SCI’s final set of the weekend really set the mood for the last night of the festival. They began their set with “Best Feeling” and played tunes such as the danceable “Rivertrance” and classic “Outside and Inside”. Their encore could not have been better – their cover of Led Zeppelin’s “Kashmir” closed out their shows for the weekend and made the crowd go wild.
Most of my crew are pretty intense STS9 fans, so we got to the railing to be front row and waited for the electronic-jam band to take the stage. They played an inspiring set, which included twists and jams on fan favorites like “EHM”, “Golden Gate”, “Circus”, and “Vapors”. This 14-song set just further proves that Sound Tribe can still jam out, and their show was definitely a high point in the festival.

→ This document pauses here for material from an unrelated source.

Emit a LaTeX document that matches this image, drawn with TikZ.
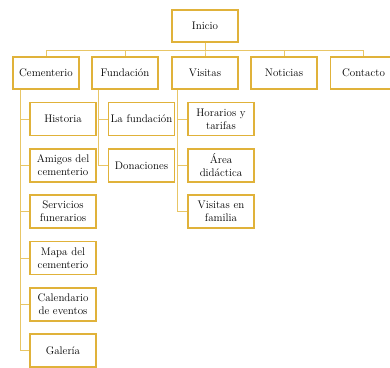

And the amazing music did anything but stop – Emancipator could be heard while walking from just seeing Tribe. Douglas Appling, the producer known as Emancipator, is a gem among electronic music. Along with violinist Ilya Goldberg, the two put on a live show unlike any other. Older tunes such as “Elephant Survival”, “Greenland”, and “When I Go” were certain highlights of the duo’s set, but the two remixed Appling’s own creations “Eve II” and “Anthem” to shock and satisfy the crowd even more. I had somehow completely wandered off from being with anyone in my crew, which is also reminisce of Electric Forest, and decided to had back to camp before indulging in some early morning Silent Disco action.
Although the storms canceled the Spirit Lake Silent Disco the night before, the updated lineup caused many audience members to dance almost all morning. For those unaware of how a Silent Disco is set up, the idea is pure genius – two acts are performing at the same time and each person in the crowd has headphones with the ability to change channels between the two artists on stage. Eliot Lipp and Prophet Massive were the first two start the chilly night off by keeping our feet moving. Up Until Now, which is Jay Murphy’s stage name, had Leo Kulishevskiy join him on stage to add some violin to his beats. Meanwhile, Elliott Mess had Savi Fernandez sit in on guitar. Again, the power of collaborating live instruments with electronic acts is a crowd-pleaser, so this set was a pleasant surprise. The last two talented men to take the stage were Sir Charles and Vlad the Inhaler; it was apparent that both could’ve kept going until the sun had risen but the music had to end at 5 a.m., much to the dismay of every headphone-wearing guy or gal.
Despite some rough weather conditions, Suwannee Hulaween was an absolute success. Not only was the lineup what every festivalgoer wanted to relive festival season, but also Spirit Lake made the venue reflect beautiful light and art installations. For instance, the jellyfish dome was appropriately placed right between the Silent Disco and the lake, while multiple Voodoo-themed paintings slightly hid between the trees. Including festival favorites like a Ferris wheel and Starship seemed like the cherry on top of the perfect recipe for an inaugural festival.
The String Cheese Incident was of course the number one can’t-miss group, with the second, fourth, and last sets being the most crucial sets to have caught. Moon Taxi, STS9, and Emancipator are my top three sets after SCI, with Up Until Now and Sir Charles winning my heart at the Silent Disco.
Everyone who pulled the festival off, especially with the show cancellations, did an impressive job. I cannot wait to see what surprises will unveil next year at Suwannee Hulaween 2014! You might want to start working and planning out your costumes now.